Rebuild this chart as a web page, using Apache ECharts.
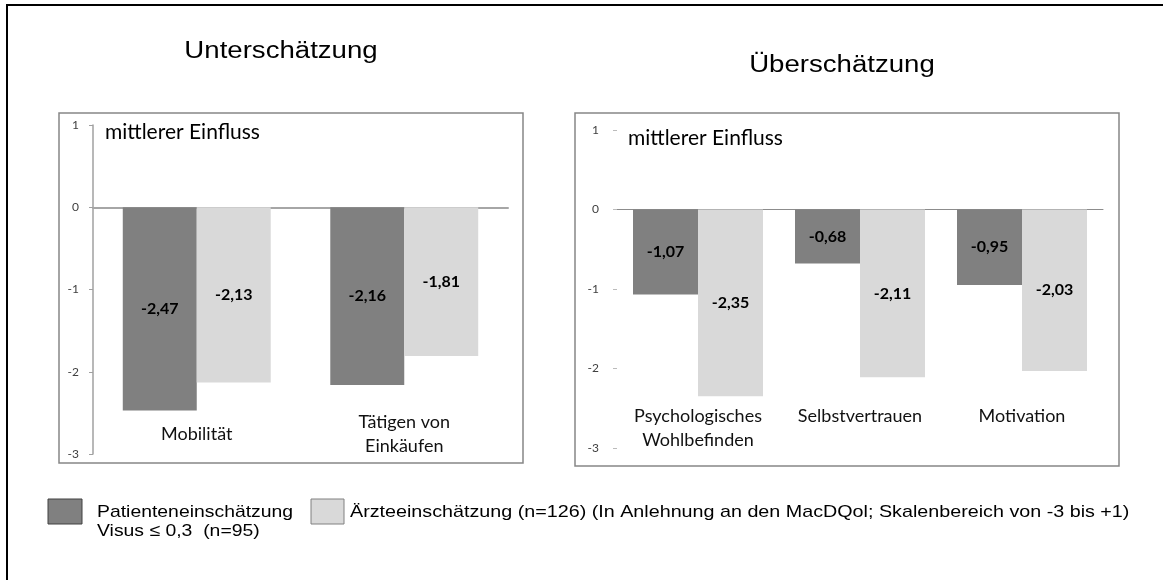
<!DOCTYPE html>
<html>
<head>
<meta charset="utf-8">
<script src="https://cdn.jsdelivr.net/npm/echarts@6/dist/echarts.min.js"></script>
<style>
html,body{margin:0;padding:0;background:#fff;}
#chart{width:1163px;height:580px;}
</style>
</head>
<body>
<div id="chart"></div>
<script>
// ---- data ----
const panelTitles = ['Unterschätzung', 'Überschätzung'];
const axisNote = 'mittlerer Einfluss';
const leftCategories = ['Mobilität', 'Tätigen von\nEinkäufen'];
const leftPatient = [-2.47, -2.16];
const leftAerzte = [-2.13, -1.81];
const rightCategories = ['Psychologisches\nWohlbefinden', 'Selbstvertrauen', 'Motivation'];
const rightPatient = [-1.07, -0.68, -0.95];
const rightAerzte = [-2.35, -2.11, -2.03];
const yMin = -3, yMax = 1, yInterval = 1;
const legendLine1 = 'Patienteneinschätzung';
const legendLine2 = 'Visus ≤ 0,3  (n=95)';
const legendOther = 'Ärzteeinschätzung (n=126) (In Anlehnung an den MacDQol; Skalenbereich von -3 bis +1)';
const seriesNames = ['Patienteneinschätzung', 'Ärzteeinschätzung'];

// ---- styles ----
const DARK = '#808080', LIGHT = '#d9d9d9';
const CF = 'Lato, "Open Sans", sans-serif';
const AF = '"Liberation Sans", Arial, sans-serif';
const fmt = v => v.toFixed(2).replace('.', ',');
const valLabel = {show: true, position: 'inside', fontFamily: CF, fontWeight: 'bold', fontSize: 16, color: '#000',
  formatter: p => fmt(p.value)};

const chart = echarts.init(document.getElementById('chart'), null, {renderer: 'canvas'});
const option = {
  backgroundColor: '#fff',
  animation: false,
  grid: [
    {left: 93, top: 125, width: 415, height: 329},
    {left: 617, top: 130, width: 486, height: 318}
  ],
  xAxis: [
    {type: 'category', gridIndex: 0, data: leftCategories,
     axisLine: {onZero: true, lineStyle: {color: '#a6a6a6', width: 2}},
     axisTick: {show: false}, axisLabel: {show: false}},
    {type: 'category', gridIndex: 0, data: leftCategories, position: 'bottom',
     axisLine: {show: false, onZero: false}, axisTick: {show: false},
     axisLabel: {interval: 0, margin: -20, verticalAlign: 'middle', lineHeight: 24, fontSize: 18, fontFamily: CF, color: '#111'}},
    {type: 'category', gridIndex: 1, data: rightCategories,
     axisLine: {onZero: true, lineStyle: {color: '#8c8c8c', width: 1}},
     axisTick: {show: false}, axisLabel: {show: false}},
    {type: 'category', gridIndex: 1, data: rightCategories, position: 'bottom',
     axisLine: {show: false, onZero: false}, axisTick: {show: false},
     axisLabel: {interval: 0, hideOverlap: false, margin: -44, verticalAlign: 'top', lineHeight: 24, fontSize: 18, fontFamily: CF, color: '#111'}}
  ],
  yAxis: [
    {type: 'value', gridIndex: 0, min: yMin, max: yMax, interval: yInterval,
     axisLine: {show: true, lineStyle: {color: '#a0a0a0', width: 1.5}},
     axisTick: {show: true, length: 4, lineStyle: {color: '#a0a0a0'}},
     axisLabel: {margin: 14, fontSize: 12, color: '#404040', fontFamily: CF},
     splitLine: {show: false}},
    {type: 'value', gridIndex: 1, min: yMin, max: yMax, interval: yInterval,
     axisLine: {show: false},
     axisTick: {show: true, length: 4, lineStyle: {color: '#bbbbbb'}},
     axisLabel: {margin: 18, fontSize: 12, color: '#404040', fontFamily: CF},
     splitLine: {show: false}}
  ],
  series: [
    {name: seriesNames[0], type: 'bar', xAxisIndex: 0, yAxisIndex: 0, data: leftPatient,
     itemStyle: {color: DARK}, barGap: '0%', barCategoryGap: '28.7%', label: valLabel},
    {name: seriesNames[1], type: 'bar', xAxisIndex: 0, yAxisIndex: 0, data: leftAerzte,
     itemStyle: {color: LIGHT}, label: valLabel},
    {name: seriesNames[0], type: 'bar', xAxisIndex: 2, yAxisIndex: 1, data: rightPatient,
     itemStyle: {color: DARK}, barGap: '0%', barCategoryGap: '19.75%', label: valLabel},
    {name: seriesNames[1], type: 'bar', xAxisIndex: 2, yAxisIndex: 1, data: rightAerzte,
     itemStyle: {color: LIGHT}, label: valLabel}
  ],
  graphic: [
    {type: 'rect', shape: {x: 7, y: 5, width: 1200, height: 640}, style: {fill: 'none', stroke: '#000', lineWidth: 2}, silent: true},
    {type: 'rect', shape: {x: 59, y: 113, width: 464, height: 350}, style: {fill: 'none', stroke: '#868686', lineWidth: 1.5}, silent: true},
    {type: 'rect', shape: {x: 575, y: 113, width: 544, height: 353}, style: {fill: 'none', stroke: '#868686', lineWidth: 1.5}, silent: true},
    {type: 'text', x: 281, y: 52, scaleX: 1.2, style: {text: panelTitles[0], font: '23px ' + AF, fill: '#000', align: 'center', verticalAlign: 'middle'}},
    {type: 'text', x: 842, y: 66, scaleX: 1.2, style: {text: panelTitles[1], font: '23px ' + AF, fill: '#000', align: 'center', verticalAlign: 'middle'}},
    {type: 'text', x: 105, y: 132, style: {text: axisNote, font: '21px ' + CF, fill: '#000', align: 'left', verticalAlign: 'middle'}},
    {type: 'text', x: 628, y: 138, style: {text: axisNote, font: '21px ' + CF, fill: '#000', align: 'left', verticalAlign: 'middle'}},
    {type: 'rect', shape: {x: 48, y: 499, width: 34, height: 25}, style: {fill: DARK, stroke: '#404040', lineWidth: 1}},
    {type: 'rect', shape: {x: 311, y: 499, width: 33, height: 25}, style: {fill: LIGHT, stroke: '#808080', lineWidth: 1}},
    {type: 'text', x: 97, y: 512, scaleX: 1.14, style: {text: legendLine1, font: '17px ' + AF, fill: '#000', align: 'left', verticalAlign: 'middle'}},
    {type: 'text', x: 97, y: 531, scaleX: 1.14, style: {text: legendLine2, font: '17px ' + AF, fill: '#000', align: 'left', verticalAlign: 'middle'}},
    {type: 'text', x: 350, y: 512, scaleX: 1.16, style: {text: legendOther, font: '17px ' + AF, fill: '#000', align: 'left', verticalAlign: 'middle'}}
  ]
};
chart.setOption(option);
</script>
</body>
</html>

■ ■ ■ ■

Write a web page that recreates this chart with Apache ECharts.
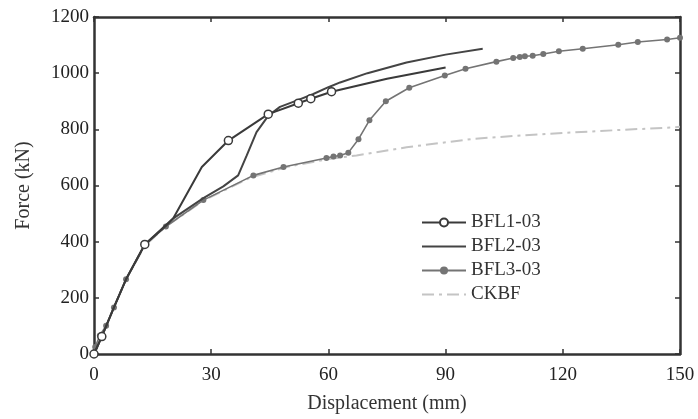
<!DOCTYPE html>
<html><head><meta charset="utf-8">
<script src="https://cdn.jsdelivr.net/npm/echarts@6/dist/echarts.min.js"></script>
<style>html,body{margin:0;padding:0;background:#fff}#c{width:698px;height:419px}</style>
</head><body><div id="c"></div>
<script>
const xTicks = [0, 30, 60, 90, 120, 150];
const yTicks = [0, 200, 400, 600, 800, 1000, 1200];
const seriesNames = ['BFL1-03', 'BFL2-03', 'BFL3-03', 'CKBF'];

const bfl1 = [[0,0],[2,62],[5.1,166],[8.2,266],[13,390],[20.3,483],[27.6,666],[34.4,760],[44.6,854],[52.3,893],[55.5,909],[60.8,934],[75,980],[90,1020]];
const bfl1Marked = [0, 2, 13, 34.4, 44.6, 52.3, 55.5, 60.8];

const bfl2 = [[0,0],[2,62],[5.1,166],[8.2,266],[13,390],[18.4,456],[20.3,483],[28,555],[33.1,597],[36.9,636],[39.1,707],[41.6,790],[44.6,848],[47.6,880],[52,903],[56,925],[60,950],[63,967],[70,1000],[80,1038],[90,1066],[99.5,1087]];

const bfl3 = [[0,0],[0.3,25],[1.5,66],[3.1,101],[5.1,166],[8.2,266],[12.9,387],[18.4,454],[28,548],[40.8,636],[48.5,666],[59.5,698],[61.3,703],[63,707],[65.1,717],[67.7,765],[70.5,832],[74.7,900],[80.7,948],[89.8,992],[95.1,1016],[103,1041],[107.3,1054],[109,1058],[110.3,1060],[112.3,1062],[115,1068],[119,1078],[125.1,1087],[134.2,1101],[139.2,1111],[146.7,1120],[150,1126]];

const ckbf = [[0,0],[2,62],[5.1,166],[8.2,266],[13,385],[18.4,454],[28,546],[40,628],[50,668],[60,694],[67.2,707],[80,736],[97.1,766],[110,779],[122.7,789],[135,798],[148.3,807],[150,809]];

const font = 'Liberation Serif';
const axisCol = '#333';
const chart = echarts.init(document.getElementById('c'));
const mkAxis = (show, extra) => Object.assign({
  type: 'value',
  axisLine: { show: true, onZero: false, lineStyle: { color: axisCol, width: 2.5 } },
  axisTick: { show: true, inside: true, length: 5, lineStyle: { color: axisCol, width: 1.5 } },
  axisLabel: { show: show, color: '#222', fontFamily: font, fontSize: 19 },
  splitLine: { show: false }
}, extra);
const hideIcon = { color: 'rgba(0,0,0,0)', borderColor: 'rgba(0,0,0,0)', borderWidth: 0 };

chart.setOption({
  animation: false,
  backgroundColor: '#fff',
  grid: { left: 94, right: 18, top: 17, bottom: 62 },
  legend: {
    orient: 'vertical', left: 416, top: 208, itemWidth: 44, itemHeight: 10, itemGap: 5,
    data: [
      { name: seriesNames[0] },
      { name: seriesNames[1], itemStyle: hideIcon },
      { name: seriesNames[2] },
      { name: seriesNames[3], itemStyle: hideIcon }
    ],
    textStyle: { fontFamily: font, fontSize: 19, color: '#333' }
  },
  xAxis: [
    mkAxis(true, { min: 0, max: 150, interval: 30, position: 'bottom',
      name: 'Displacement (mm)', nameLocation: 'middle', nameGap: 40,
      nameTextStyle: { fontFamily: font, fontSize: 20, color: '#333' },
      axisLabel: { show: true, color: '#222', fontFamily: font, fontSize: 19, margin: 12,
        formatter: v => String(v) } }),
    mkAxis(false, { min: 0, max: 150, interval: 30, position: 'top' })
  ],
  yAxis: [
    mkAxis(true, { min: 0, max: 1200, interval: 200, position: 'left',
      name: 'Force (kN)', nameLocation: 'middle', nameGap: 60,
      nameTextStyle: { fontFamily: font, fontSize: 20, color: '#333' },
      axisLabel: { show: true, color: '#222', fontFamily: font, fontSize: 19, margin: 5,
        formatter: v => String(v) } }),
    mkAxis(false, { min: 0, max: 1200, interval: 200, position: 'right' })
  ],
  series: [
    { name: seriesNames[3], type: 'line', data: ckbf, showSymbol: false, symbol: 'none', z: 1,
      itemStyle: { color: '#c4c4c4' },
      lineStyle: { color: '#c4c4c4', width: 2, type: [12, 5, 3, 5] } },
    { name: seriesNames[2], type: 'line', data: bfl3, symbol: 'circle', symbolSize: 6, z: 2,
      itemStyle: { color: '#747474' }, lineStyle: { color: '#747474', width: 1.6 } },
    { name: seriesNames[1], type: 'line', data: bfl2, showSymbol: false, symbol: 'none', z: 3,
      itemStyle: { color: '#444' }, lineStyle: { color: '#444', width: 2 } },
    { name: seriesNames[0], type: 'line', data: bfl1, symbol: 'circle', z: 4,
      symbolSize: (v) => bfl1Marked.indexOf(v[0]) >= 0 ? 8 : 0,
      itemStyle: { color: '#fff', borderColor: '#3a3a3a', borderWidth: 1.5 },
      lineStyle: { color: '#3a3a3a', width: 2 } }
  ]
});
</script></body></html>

■ ■ ■ ■

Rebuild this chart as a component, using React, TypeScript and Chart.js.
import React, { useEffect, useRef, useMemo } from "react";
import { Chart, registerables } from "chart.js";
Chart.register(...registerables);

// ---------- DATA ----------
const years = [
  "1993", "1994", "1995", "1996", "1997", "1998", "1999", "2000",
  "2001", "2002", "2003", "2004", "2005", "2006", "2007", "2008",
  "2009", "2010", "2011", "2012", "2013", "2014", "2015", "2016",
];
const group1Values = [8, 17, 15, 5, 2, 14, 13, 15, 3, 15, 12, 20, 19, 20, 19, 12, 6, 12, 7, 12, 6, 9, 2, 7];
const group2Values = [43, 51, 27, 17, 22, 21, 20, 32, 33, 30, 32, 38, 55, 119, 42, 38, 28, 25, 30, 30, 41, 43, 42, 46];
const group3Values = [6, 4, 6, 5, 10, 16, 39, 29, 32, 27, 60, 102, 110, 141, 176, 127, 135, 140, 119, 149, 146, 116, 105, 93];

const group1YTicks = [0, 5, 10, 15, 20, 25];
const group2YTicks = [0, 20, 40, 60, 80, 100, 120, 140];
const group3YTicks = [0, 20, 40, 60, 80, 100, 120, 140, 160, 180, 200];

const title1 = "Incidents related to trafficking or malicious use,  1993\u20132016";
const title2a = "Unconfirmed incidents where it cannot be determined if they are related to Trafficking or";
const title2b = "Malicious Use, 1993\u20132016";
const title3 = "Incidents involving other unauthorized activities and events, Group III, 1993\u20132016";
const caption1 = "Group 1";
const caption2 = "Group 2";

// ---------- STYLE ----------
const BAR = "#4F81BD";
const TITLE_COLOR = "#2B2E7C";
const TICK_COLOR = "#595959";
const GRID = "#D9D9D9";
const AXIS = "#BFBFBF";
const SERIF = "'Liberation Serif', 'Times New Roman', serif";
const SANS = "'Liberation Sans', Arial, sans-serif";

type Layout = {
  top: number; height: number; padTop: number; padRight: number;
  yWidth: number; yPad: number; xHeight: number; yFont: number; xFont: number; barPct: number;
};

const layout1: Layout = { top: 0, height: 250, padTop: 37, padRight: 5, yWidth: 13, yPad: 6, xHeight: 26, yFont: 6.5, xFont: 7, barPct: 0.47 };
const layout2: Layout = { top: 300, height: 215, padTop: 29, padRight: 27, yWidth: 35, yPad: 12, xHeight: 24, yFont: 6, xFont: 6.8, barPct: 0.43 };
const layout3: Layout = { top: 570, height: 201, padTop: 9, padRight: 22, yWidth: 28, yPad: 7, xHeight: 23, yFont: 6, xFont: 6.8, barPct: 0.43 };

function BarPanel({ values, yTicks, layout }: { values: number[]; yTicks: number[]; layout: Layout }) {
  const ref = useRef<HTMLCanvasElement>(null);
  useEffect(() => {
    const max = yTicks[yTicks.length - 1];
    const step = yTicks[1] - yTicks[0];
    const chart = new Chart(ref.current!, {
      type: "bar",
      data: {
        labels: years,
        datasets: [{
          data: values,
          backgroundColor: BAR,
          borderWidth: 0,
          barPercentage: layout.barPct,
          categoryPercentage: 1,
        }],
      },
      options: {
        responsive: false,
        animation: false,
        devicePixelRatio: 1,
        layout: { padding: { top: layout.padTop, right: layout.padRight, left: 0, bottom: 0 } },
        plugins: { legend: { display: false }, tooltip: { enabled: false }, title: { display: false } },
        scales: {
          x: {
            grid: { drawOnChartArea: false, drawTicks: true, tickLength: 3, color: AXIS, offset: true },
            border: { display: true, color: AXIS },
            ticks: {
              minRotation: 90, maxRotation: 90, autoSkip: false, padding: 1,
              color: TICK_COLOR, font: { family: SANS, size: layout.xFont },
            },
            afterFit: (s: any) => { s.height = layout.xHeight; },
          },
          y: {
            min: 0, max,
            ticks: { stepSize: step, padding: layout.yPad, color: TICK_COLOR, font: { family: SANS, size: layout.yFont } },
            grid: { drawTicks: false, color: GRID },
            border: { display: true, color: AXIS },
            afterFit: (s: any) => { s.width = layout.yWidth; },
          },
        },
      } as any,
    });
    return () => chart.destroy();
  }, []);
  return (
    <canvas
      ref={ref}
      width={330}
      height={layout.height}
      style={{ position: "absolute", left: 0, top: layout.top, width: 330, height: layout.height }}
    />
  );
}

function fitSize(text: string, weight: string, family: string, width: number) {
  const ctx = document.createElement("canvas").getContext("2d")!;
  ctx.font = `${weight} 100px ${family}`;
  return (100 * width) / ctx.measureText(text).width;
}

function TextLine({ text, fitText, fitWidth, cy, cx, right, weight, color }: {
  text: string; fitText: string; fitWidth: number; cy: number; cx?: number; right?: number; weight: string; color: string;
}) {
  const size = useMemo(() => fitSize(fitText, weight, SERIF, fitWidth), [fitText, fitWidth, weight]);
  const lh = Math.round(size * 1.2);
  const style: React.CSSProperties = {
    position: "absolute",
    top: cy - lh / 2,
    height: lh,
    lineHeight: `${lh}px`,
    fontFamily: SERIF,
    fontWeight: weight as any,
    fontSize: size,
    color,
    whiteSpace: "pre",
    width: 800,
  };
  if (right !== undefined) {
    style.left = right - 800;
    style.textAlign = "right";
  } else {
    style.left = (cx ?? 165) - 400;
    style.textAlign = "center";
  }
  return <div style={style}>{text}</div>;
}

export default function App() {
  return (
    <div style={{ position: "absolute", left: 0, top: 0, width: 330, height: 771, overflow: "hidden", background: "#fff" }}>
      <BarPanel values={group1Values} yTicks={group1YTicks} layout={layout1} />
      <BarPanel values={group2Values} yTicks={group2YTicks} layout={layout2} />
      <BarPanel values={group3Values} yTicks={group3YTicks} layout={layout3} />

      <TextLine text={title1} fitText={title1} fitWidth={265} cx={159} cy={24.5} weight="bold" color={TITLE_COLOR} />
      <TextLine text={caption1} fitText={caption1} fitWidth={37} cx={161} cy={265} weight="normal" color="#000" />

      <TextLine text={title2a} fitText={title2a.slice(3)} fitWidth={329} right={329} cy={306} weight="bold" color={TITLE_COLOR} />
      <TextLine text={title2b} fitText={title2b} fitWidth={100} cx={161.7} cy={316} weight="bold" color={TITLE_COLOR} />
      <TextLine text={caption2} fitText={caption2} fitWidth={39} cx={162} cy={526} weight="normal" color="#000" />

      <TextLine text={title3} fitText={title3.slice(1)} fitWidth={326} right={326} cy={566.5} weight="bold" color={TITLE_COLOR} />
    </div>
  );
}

■ ■ ■ ■

> [EXERCISE DESCRIPTION] Give back only the lines from the one holding "Write a web" through the one holding "const seriesNames = ['BFL1-03', 'BFL2-03', 'BFL3-03', 'CKBF'];", both kept, exactly as written. Omit the images.

> [ANSWER TO THE EXERCISE]
Write a web page that recreates this chart with Apache ECharts.
<!DOCTYPE html>
<html><head><meta charset="utf-8">
<script src="https://cdn.jsdelivr.net/npm/echarts@6/dist/echarts.min.js"></script>
<style>html,body{margin:0;padding:0;background:#fff}#c{width:698px;height:419px}</style>
</head><body><div id="c"></div>
<script>
const xTicks = [0, 30, 60, 90, 120, 150];
const yTicks = [0, 200, 400, 600, 800, 1000, 1200];
const seriesNames = ['BFL1-03', 'BFL2-03', 'BFL3-03', 'CKBF'];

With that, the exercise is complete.